After vanquishing the other mother, freeing her parents, and finding the souls of the lost children she’s imprisoned there—other children who, like Coraline, found themselves searching for an ideal set of parents and an ideal home after moving into a new place—Coraline returns to her real home. She is grateful to be back, and her behavior reflects that fact. She visits with her neighbors and, whereas before she only sat and endured their talk, she now asks them questions about their lives and learns more about them. She gives her parents the space they need to do their work, feel secure, and turn the house into a home on their own time. She understands now that home is a place that she must create for herself and those around her out of goodwill, love, and patience.
By the end of the novel, Coraline has been through a whirlwind journey and has reached a newfound appreciation for the idea of what makes a home. Creating a place where one feels at home is uncomfortable at first: one must make new friendships, shed old habits, and investigate and understand the physical structure and emotional soul of a place. In order to feel comfortable and at peace in her new surroundings, Coraline has had to break through her own discomfort—but after all she’s been through, Coraline now knows that somewhere that is truly home can’t be imitated or cheaply manufactured. A real home, Coraline suggests, is a place that must be slowly, carefully, and lovingly made.
Home and the Familiar ThemeTracker
Home and the Familiar Quotes in Coraline
[Coraline] dreamed of black shapes that slid from place to place, avoiding the light, until they were all gathered together under the moon. Little black shapes with little red eyes and sharp yellow teeth.
They started to sing,
We are small but we are many
We are many we are small
We were here before you rose
We will be here when you fall.
The mist hung like blindness around the house. She walked slowly to the stairs up to her family’s flat, and then stopped and looked around.
In the mist, it was a ghost-world.
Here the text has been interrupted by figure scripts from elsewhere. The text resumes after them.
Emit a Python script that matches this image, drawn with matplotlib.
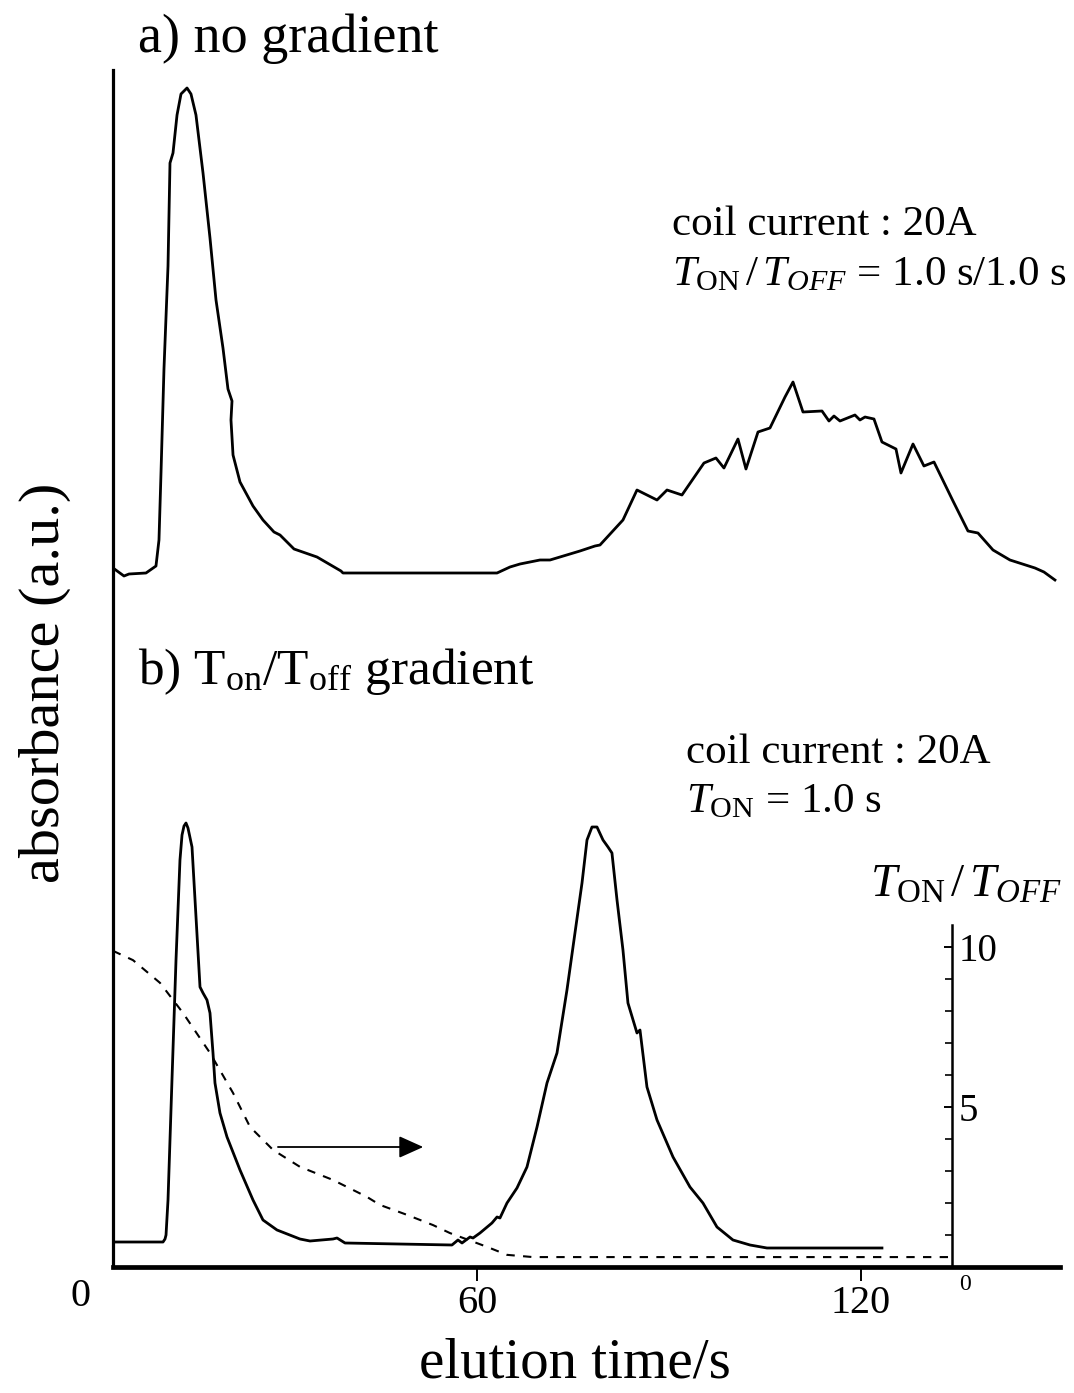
import matplotlib
matplotlib.use("Agg")
import matplotlib.pyplot as plt
from matplotlib.ticker import FixedLocator, NullFormatter

plt.rcParams['font.family'] = ['Liberation Serif', 'DejaVu Serif']
plt.rcParams['mathtext.fontset'] = 'custom'
plt.rcParams['mathtext.rm'] = 'Liberation Serif'
plt.rcParams['mathtext.it'] = 'Liberation Serif:italic'
plt.rcParams['mathtext.bf'] = 'Liberation Serif:bold'

# ---------------- data ----------------
# a) no gradient (absorbance relative to its own baseline, a.u.)
time_a = [3.13, 4.84, 5.63, 8.28, 9.84, 10.31, 10.63, 11.09, 11.72, 12.03, 12.50, 13.13,
          13.75, 14.69, 15.31, 16.09, 17.19, 18.28, 19.22, 20.31, 21.09, 21.72, 21.56,
          21.88, 22.97, 25.00, 26.56, 28.28, 29.22, 31.41, 35.00, 38.75, 39.06, 63.13,
          65.16, 66.72, 69.84, 71.41, 76.09, 78.44, 79.22, 82.81, 85.00, 88.13, 89.69,
          92.03, 95.47, 97.34, 98.59, 100.78, 102.03, 103.91, 105.78, 108.13, 109.38,
          110.94, 113.91, 115.00, 115.78, 116.72, 119.06, 119.84, 120.63, 122.03, 123.28,
          125.47, 126.25, 128.13, 129.84, 131.41, 134.38, 136.72, 138.28, 140.63, 143.28,
          147.19, 148.59, 150.31]
abs_a = [0.05, -0.03, -0.01, 0.00, 0.07, 0.33, 1.01, 2.04, 3.07, 4.10, 4.20, 4.58,
         4.79, 4.85, 4.79, 4.58, 4.00, 3.35, 2.73, 2.25, 1.84, 1.72, 1.53,
         1.18, 0.91, 0.67, 0.53, 0.41, 0.38, 0.24, 0.16, 0.02, 0.00, 0.00,
         0.06, 0.09, 0.13, 0.13, 0.22, 0.27, 0.28, 0.53, 0.83, 0.73, 0.83,
         0.78, 1.10, 1.15, 1.05, 1.34, 1.04, 1.41, 1.45, 1.76, 1.91,
         1.61, 1.62, 1.52, 1.57, 1.52, 1.58, 1.53, 1.56, 1.54, 1.31,
         1.24, 1.00, 1.29, 1.07, 1.11, 0.72, 0.42, 0.40, 0.23, 0.13,
         0.05, 0.01, -0.07]
offset_a = 6.94  # vertical stacking offset of trace a)

# b) Ton/Toff gradient (a.u.)
time_b = [3.13, 10.94, 11.25, 11.41, 11.72, 12.34, 12.97, 13.59, 13.91, 14.22, 14.53,
          14.84, 15.47, 16.72, 17.19, 17.81, 18.28, 18.75, 19.06, 19.84, 20.94, 22.97,
          25.00, 26.56, 28.75, 32.34, 33.91, 37.50, 38.13, 39.38, 56.09, 57.03, 57.66,
          58.91, 59.38, 60.47, 62.34, 63.13, 63.59, 64.69, 66.25, 67.81, 69.38, 70.94,
          72.50, 74.06, 75.31, 76.41, 77.19, 77.97, 78.75, 79.69, 80.47, 81.09, 81.88,
          82.81, 83.59, 85.00, 85.47, 86.56, 88.13, 90.63, 93.28, 95.31, 97.50, 100.00,
          102.66, 105.31, 123.28]
abs_b = [0.25, 0.25, 0.28, 0.32, 0.67, 1.87, 3.07, 4.07, 4.32, 4.41, 4.44,
         4.39, 4.20, 2.80, 2.74, 2.67, 2.54, 2.14, 1.84, 1.54, 1.30, 0.97,
         0.67, 0.47, 0.37, 0.28, 0.26, 0.28, 0.29, 0.24, 0.22, 0.27, 0.24,
         0.30, 0.29, 0.34, 0.44, 0.50, 0.49, 0.64, 0.79, 1.00, 1.40, 1.84,
         2.14, 2.77, 3.34, 3.84, 4.27, 4.40, 4.40, 4.27, 4.20, 4.14, 3.67,
         3.17, 2.64, 2.34, 2.37, 1.80, 1.47, 1.10, 0.80, 0.64, 0.40, 0.27,
         0.22, 0.19, 0.19]

# Ton/Toff gradient program (right axis)
time_ratio = [3.13, 6.25, 10.47, 14.06, 18.28, 21.88, 24.53, 28.13, 32.34, 37.50, 42.81,
              44.84, 49.06, 53.13, 55.78, 61.56, 64.69, 68.75, 134.0]
ratio = [9.88, 9.59, 8.88, 7.94, 6.69, 5.44, 4.38, 3.66, 3.13, 2.72, 2.19,
         1.94, 1.63, 1.31, 1.06, 0.63, 0.38, 0.31, 0.31]

x_ticks = [60, 120]
x_tick_labels = ['60', '120']
ratio_major = [5, 10]
ratio_minor = [1, 2, 3, 4, 6, 7, 8, 9]

# ---------------- figure ----------------
W, H = 1074, 1393
fig = plt.figure(figsize=(W / 100, H / 100), dpi=100)


def fx(px):
    return px / W


def fy(py):
    return 1 - py / H


ax = fig.add_axes([fx(113), fy(1267), fx(1060) - fx(113), fy(70) - fy(1267)])
ax.set_xlim(3.125, 151.1)
ax.set_ylim(0, 11.97)

ax.plot(time_a, [v + offset_a for v in abs_a], color='black', lw=2.0,
        solid_joinstyle='round')
ax.plot(time_b, abs_b, color='black', lw=2.0, solid_joinstyle='round')

for s in ('top', 'right'):
    ax.spines[s].set_visible(False)
ax.spines['left'].set_linewidth(2.3)
ax.spines['bottom'].set_linewidth(3.4)
ax.set_yticks([])
ax.set_xticks(x_ticks)
ax.set_xticklabels(x_tick_labels)
ax.tick_params(axis='x', direction='out', length=10, width=1.4, pad=3,
               labelsize=29)
ax.patch.set_alpha(0)

# arrow pointing to right axis
ax.annotate('', xy=(51.6, 1.20), xytext=(28.9, 1.20),
            arrowprops=dict(arrowstyle='-|>,head_length=1.0,head_width=0.45',
                            lw=1.3, color='black', mutation_scale=15,
                            shrinkA=0, shrinkB=0))

# right axis: Ton/Toff
ax2 = ax.twinx()
ax2.set_ylim(0, 37.41)
ax2.plot(time_ratio, ratio, color='black', lw=1.5, linestyle=(0, (4, 4)))
for s in ('top', 'left', 'bottom'):
    ax2.spines[s].set_visible(False)
ax2.spines['right'].set_position(('data', 134.2))
ax2.spines['right'].set_bounds(0, 10.69)
ax2.spines['right'].set_linewidth(1.8)
ax2.yaxis.set_major_locator(FixedLocator(ratio_major))
ax2.yaxis.set_minor_locator(FixedLocator(ratio_minor))
ax2.yaxis.set_minor_formatter(NullFormatter())
ax2.tick_params(axis='y', which='major', direction='in', length=6, width=1.4,
                pad=5, labelsize=28)
ax2.tick_params(axis='y', which='minor', direction='in', length=5, width=1.2)

# ---------------- texts ----------------
fig.text(fx(81), fy(1297), '0', fontsize=29, ha='center', va='center')
fig.text(fx(965), fy(1284), '0', fontsize=17, ha='center', va='center')

fig.text(fx(575), fy(1378), 'elution time/s', fontsize=41, ha='center',
         va='baseline')
fig.text(fx(45), fy(683), 'absorbance (a.u.)', fontsize=42, rotation=90,
         ha='center', va='center')

fig.text(fx(138), fy(52), 'a) no gradient', fontsize=39, va='baseline')
fig.text(fx(138), fy(684), r'b) $\mathrm{T_{on}/T_{off}}$ gradient',
         fontsize=37, va='baseline')

fig.text(fx(672), fy(235), 'coil current : 20A', fontsize=31, va='baseline')
fig.text(fx(672), fy(285), r'$T_{\mathrm{ON}}\,/\,T_{OFF}$ = 1.0 s/1.0 s',
         fontsize=31, va='baseline')
fig.text(fx(686), fy(763), 'coil current : 20A', fontsize=31, va='baseline')
fig.text(fx(686), fy(812), r'$T_{\mathrm{ON}}$ = 1.0 s', fontsize=31,
         va='baseline')
fig.text(fx(870), fy(897), r'$T_{\mathrm{ON}}\,/\,T_{OFF}$', fontsize=34,
         va='baseline')

fig.savefig('out.png', dpi=100)
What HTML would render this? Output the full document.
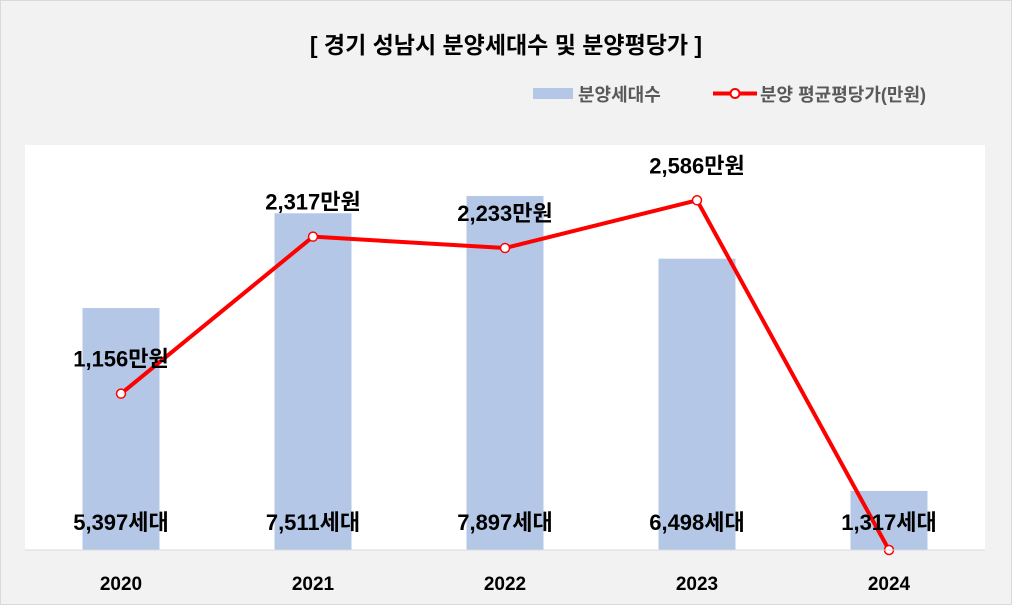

In danger? thought Coraline to herself. It sounded exciting. It didn’t sound like a bad thing. Not really.
Coraline went back upstairs, her fist closed tightly around her new stone.
“Coraline?” the woman said. “Is that you?”
And then she turned around. Her eyes were big black buttons.
“Lunchtime, Coraline,” said the woman.
“Who are you?” asked Coraline.
“I’m your other mother,” said the woman. “Go and tell your other father that lunch is ready,” She opened the door of the oven. Suddenly Coraline realized how hungry she was. It smelled wonderful.
[Coraline’s] other parents stood in the kitchen doorway as she walked down the corridor, smiling identical smiles, and waving slowly. “Have a nice time outside,” said her other mother.
“We’ll just wait here for you to come back,” said her other father.
When Coraline got to the front door, she turned back and looked at them. They were still watching her, and waving, and smiling.
The three of them walked back up to Coraline’s other house together. Coraline’s other mother stroked Coraline’s hair with her long white fingers. Coraline shook her head.
“Don’t do that,” said Coraline.
Her other mother took her hand away.
Coraline was woken by the midmorning sun, full on her face.
For a moment she felt utterly dislocated. She did not know where she was; she was not entirely sure who she was.
“If you won’t even talk to me,” said Coraline, “I am going exploring.”
“No point,” said the other father. “There isn’t anywhere but here. This is all she made: the house, the grounds, and the people in the house. She made it and she waited.” Then he looked embarrassed and he put one finger to his lips again, as if he had just said too much.
[The other mother] picked Coraline up, just as Coraline’s real mother had when Coraline was much younger, cradling the half-sleeping child as if she were a baby.
The other mother carried Coraline into the kitchen and put her down very gently upon the countertop.
Coraline struggled to wake herself up, conscious only for the moment of having been cuddled and loved, and wanting more of it, then realizing where she was and who she was with.
Outside, the world had become a formless, swirling mist with no shapes or shadows behind it, while the house itself seemed to have twisted and stretched. […]
The other mother was waiting for [Coraline], standing on the grass with her arms folded. Her black button eyes were expressionless, but her lips were pressed tightly together in a cold fury.
Coraline sighed. “You really don’t understand, do you?” she said. “I don’t want whatever I want. Nobody does. Not really. What kind of fun would it be if I just got everything I ever wanted? Just like that, and it didn’t mean anything. What then?”
“I don’t understand,” said the whispery voice.
“Of course you don’t understand,” she said, raising the stone with the hole in it to her eye. “You’re just a bad copy she made of the crazy old man upstairs.”
“Not even that anymore,” said the dead, whispery voice.
“Help me, please,” she said. “All of you.”
The other people in the corridor—three children, two adults—were somehow too insubstantial to touch the door. But their hands closed about hers, as she pulled on the big iron door handle, and suddenly she felt strong.
“Never let up, Miss! Hold strong! Hold strong!” whispered a voice in her mind.
“Pull, girl, pull!” whispered another.
And then a voice that sounded like her mother’s—her own mother, her real, wonderful, maddening, infuriating, glorious mother—just said, “Well done, Coraline,” and that was enough.
[Coraline] fancied she could hear sweet music on the night air: the kind of music that can only be played on the tiniest silver trombones and trumpets and bassoons, on piccolos and tubas so delicate and small that their keys could only be pressed by the tiny pink fingers of white mice.